Leave out the pictures and repeat the data exactly.

____

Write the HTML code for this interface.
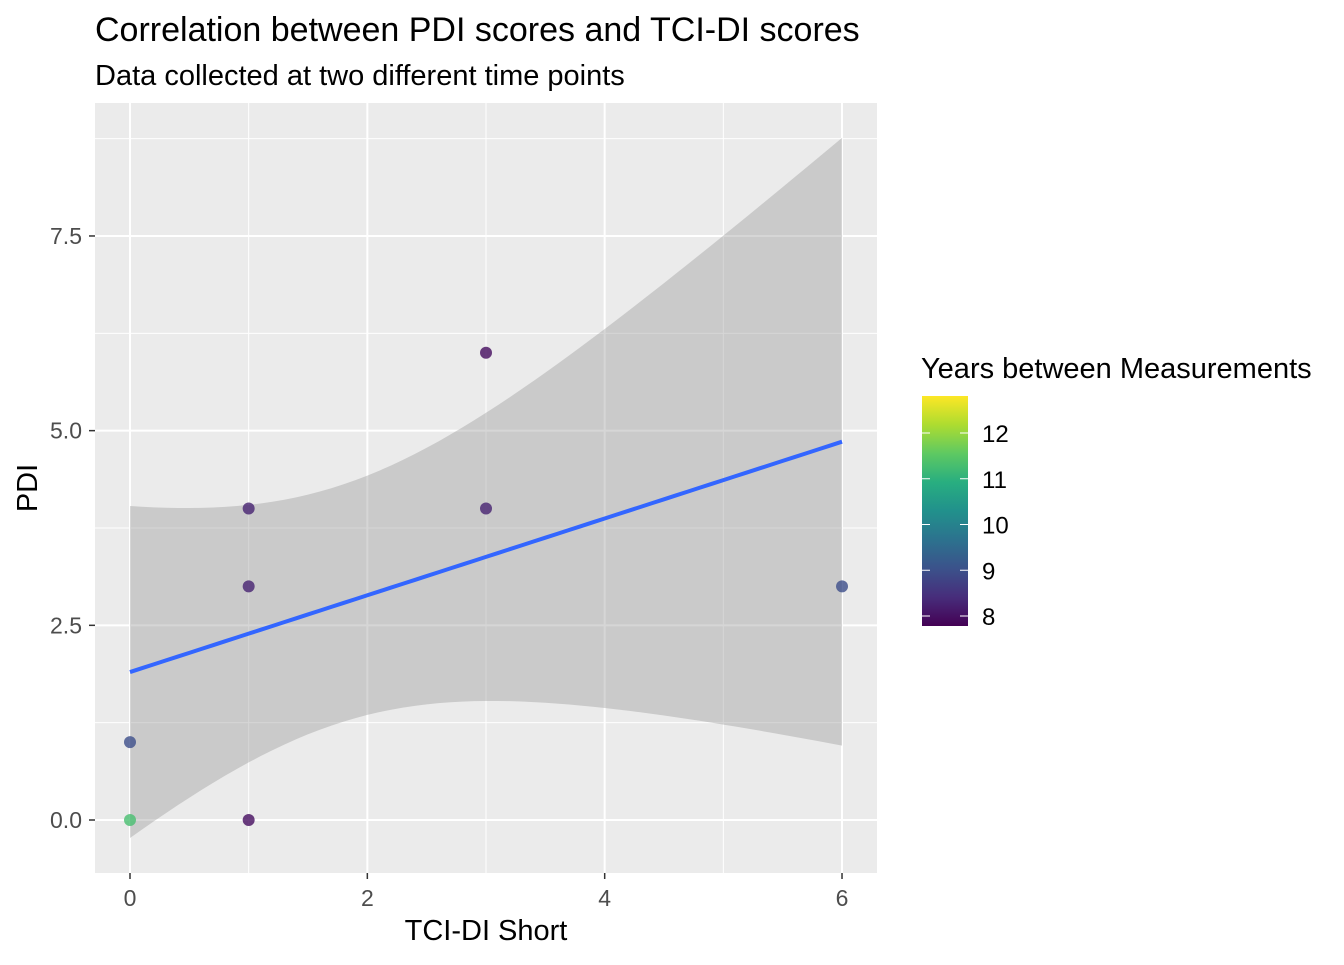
<!DOCTYPE html>
<html><head><meta charset="utf-8"><style>
body{margin:0;background:#fff;}
svg text{font-family:"Liberation Sans",Arial,sans-serif;}
</style></head><body>
<svg id="chart" width="1344" height="960" xmlns="http://www.w3.org/2000/svg">
<defs>
<linearGradient id="vir" x1="0" y1="1" x2="0" y2="0">
<stop offset="0" stop-color="#440154"/><stop offset="0.125" stop-color="#472d7b"/><stop offset="0.25" stop-color="#3b528b"/><stop offset="0.375" stop-color="#2c728e"/><stop offset="0.5" stop-color="#21918c"/><stop offset="0.625" stop-color="#28ae80"/><stop offset="0.75" stop-color="#5ec962"/><stop offset="0.875" stop-color="#addc30"/><stop offset="1" stop-color="#fde725"/>
</linearGradient>
</defs>
<text x="95" y="41" font-size="34" fill="#000">Correlation between PDI scores and TCI-DI scores</text>
<text x="95" y="85" font-size="29" fill="#000">Data collected at two different time points</text>
<rect x="95" y="103" width="782" height="770" fill="#ebebeb"/>
<g id="grid"></g>
<g id="ribbon"></g>
<g id="pts"></g>
<g id="axes"></g>
<text x="486" y="940" font-size="29" text-anchor="middle" fill="#000">TCI-DI Short</text>
<text transform="translate(37,488) rotate(-90)" font-size="29" text-anchor="middle" fill="#000">PDI</text>
<g>
<text x="921" y="378" font-size="29" fill="#000">Years between Measurements</text>
<rect x="922" y="396" width="46" height="230" fill="url(#vir)"/>
<g id="legticks"></g>
</g>
</svg>
<script>
const xs=[0,0,1,1,1,3,3,6];
const ys=[1,0,4,3,0,6,4,3];
const years=[9,11.3,8.3,8.3,8.0,8.0,8.3,9];
const xTicks=[0,2,4,6];
const yTicks=[0,2.5,5,7.5];
const yTickLabels=["0.0","2.5","5.0","7.5"];
const legTicks=[8,9,10,11,12];
const fitIntercept=1.9, fitSlope=0.493;
const ciA=2.32, ciB=0.718, ciCenter=1.76;
const X=v=>130+v*118.67, Y=v=>820-v*77.87;
const L=v=>616-(v-8)*45.75;
const NS="http://www.w3.org/2000/svg";
function mk(p,t,a){const e=document.createElementNS(NS,t);for(const k in a)e.setAttribute(k,a[k]);p.appendChild(e);return e;}
const vir=["#440154","#472d7b","#3b528b","#2c728e","#21918c","#28ae80","#5ec962","#addc30","#fde725"];
function col(v){let t=(v-7.83)/(12.81-7.83);t=Math.max(0,Math.min(1,t))*8;const i=Math.min(7,Math.floor(t)),f=t-i;
const a=vir[i],b=vir[i+1];const c=k=>Math.round(parseInt(a.substr(k,2),16)*(1-f)+parseInt(b.substr(k,2),16)*f);
return `rgb(${c(1)},${c(3)},${c(5)})`;}
const g=document.getElementById('grid');
[1,3,5].forEach(v=>{const l=mk(g,'line',{x1:X(v),x2:X(v),y1:103,y2:873,stroke:'#fff','stroke-width':1});
});
[1.25,3.75,6.25,8.75].forEach(v=>{const l=mk(g,'line',{x1:95,x2:877,y1:Y(v),y2:Y(v),stroke:'#fff','stroke-width':1});
});
xTicks.forEach(v=>{const l=mk(g,'line',{x1:X(v),x2:X(v),y1:103,y2:873,stroke:'#fff','stroke-width':2});
});
yTicks.forEach(v=>{const l=mk(g,'line',{x1:95,x2:877,y1:Y(v),y2:Y(v),stroke:'#fff','stroke-width':2});
});
const r=document.getElementById('ribbon');
let up=[],lo=[],ln=[];
for(let i=0;i<=60;i++){const x=i/10;const m=fitIntercept+fitSlope*x;const hw=Math.sqrt(ciA+ciB*(x-ciCenter)**2);
up.push(X(x)+','+Y(m+hw));lo.unshift(X(x)+','+Y(m-hw));ln.push(X(x)+','+Y(m));}
const rb=mk(r,'polygon',{points:up.concat(lo).join(' '),fill:'#999',opacity:0.4});

const p=document.getElementById('pts');
xs.forEach((x,i)=>{const c=mk(p,'circle',{cx:X(x),cy:Y(ys[i]),r:6,fill:col(years[i]),opacity:0.8});
});
const fl=mk(r.parentNode,'polyline',{points:ln.join(' '),fill:'none',stroke:'#3366ff','stroke-width':4});

const ax=document.getElementById('axes');
xTicks.forEach(v=>{const l=mk(ax,'line',{x1:X(v),x2:X(v),y1:873,y2:879,stroke:'#333','stroke-width':1.5});

const t=mk(ax,'text',{x:X(v),y:906,'font-size':23,'text-anchor':'middle',fill:'#4d4d4d'});t.textContent=v;
});
yTicks.forEach((v,i)=>{const l=mk(ax,'line',{x1:89,x2:95,y1:Y(v),y2:Y(v),stroke:'#333','stroke-width':1.5});

const t=mk(ax,'text',{x:82,y:Y(v)+8,'font-size':23,'text-anchor':'end',fill:'#4d4d4d'});t.textContent=yTickLabels[i];
});
const lt=document.getElementById('legticks');
legTicks.forEach(v=>{const y=L(v);
const a=mk(lt,'line',{x1:922,x2:930,y1:y,y2:y,stroke:'#fff','stroke-width':1});
const b=mk(lt,'line',{x1:960,x2:968,y1:y,y2:y,stroke:'#fff','stroke-width':1});
const t=mk(lt,'text',{x:982,y:y+9,'font-size':24,fill:'#000'});t.textContent=v;
});
</script>
</body></html>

____

→ Answer to the task:
Write the HTML code for this interface.
<!DOCTYPE html>
<html><head><meta charset="utf-8"><style>
body{margin:0;background:#fff;}
svg text{font-family:"Liberation Sans",Arial,sans-serif;}
</style></head><body>
<svg id="chart" width="1344" height="960" xmlns="http://www.w3.org/2000/svg">
<defs>
<linearGradient id="vir" x1="0" y1="1" x2="0" y2="0">
<stop offset="0" stop-color="#440154"/><stop offset="0.125" stop-color="#472d7b"/><stop offset="0.25" stop-color="#3b528b"/><stop offset="0.375" stop-color="#2c728e"/><stop offset="0.5" stop-color="#21918c"/><stop offset="0.625" stop-color="#28ae80"/><stop offset="0.75" stop-color="#5ec962"/><stop offset="0.875" stop-color="#addc30"/><stop offset="1" stop-color="#fde725"/>
</linearGradient>
</defs>
<text x="95" y="41" font-size="34" fill="#000">Correlation between PDI scores and TCI-DI scores</text>
<text x="95" y="85" font-size="29" fill="#000">Data collected at two different time points</text>
<rect x="95" y="103" width="782" height="770" fill="#ebebeb"/>
<g id="grid"></g>
<g id="ribbon"></g>
<g id="pts"></g>
<g id="axes"></g>
<text x="486" y="940" font-size="29" text-anchor="middle" fill="#000">TCI-DI Short</text>
<text transform="translate(37,488) rotate(-90)" font-size="29" text-anchor="middle" fill="#000">PDI</text>
<g>
<text x="921" y="378" font-size="29" fill="#000">Years between Measurements</text>
<rect x="922" y="396" width="46" height="230" fill="url(#vir)"/>
<g id="legticks"></g>
</g>
</svg>
<script>
const xs=[0,0,1,1,1,3,3,6];
const ys=[1,0,4,3,0,6,4,3];
const years=[9,11.3,8.3,8.3,8.0,8.0,8.3,9];
const xTicks=[0,2,4,6];
const yTicks=[0,2.5,5,7.5];
const yTickLabels=["0.0","2.5","5.0","7.5"];
const legTicks=[8,9,10,11,12];
const fitIntercept=1.9, fitSlope=0.493;
const ciA=2.32, ciB=0.718, ciCenter=1.76;
const X=v=>130+v*118.67, Y=v=>820-v*77.87;
const L=v=>616-(v-8)*45.75;
const NS="http://www.w3.org/2000/svg";
function mk(p,t,a){const e=document.createElementNS(NS,t);for(const k in a)e.setAttribute(k,a[k]);p.appendChild(e);return e;}
const vir=["#440154","#472d7b","#3b528b","#2c728e","#21918c","#28ae80","#5ec962","#addc30","#fde725"];
function col(v){let t=(v-7.83)/(12.81-7.83);t=Math.max(0,Math.min(1,t))*8;const i=Math.min(7,Math.floor(t)),f=t-i;
const a=vir[i],b=vir[i+1];const c=k=>Math.round(parseInt(a.substr(k,2),16)*(1-f)+parseInt(b.substr(k,2),16)*f);
return `rgb(${c(1)},${c(3)},${c(5)})`;}
const g=document.getElementById('grid');
[1,3,5].forEach(v=>{const l=mk(g,'line',{x1:X(v),x2:X(v),y1:103,y2:873,stroke:'#fff','stroke-width':1});
});
[1.25,3.75,6.25,8.75].forEach(v=>{const l=mk(g,'line',{x1:95,x2:877,y1:Y(v),y2:Y(v),stroke:'#fff','stroke-width':1});
});
xTicks.forEach(v=>{const l=mk(g,'line',{x1:X(v),x2:X(v),y1:103,y2:873,stroke:'#fff','stroke-width':2});
});
yTicks.forEach(v=>{const l=mk(g,'line',{x1:95,x2:877,y1:Y(v),y2:Y(v),stroke:'#fff','stroke-width':2});
});
const r=document.getElementById('ribbon');
let up=[],lo=[],ln=[];
for(let i=0;i<=60;i++){const x=i/10;const m=fitIntercept+fitSlope*x;const hw=Math.sqrt(ciA+ciB*(x-ciCenter)**2);
up.push(X(x)+','+Y(m+hw));lo.unshift(X(x)+','+Y(m-hw));ln.push(X(x)+','+Y(m));}
const rb=mk(r,'polygon',{points:up.concat(lo).join(' '),fill:'#999',opacity:0.4});

const p=document.getElementById('pts');
xs.forEach((x,i)=>{const c=mk(p,'circle',{cx:X(x),cy:Y(ys[i]),r:6,fill:col(years[i]),opacity:0.8});
});
const fl=mk(r.parentNode,'polyline',{points:ln.join(' '),fill:'none',stroke:'#3366ff','stroke-width':4});

const ax=document.getElementById('axes');
xTicks.forEach(v=>{const l=mk(ax,'line',{x1:X(v),x2:X(v),y1:873,y2:879,stroke:'#333','stroke-width':1.5});

const t=mk(ax,'text',{x:X(v),y:906,'font-size':23,'text-anchor':'middle',fill:'#4d4d4d'});t.textContent=v;
});
yTicks.forEach((v,i)=>{const l=mk(ax,'line',{x1:89,x2:95,y1:Y(v),y2:Y(v),stroke:'#333','stroke-width':1.5});

const t=mk(ax,'text',{x:82,y:Y(v)+8,'font-size':23,'text-anchor':'end',fill:'#4d4d4d'});t.textContent=yTickLabels[i];
});
const lt=document.getElementById('legticks');
legTicks.forEach(v=>{const y=L(v);
const a=mk(lt,'line',{x1:922,x2:930,y1:y,y2:y,stroke:'#fff','stroke-width':1});
const b=mk(lt,'line',{x1:960,x2:968,y1:y,y2:y,stroke:'#fff','stroke-width':1});
const t=mk(lt,'text',{x:982,y:y+9,'font-size':24,fill:'#000'});t.textContent=v;
});
</script>
</body></html>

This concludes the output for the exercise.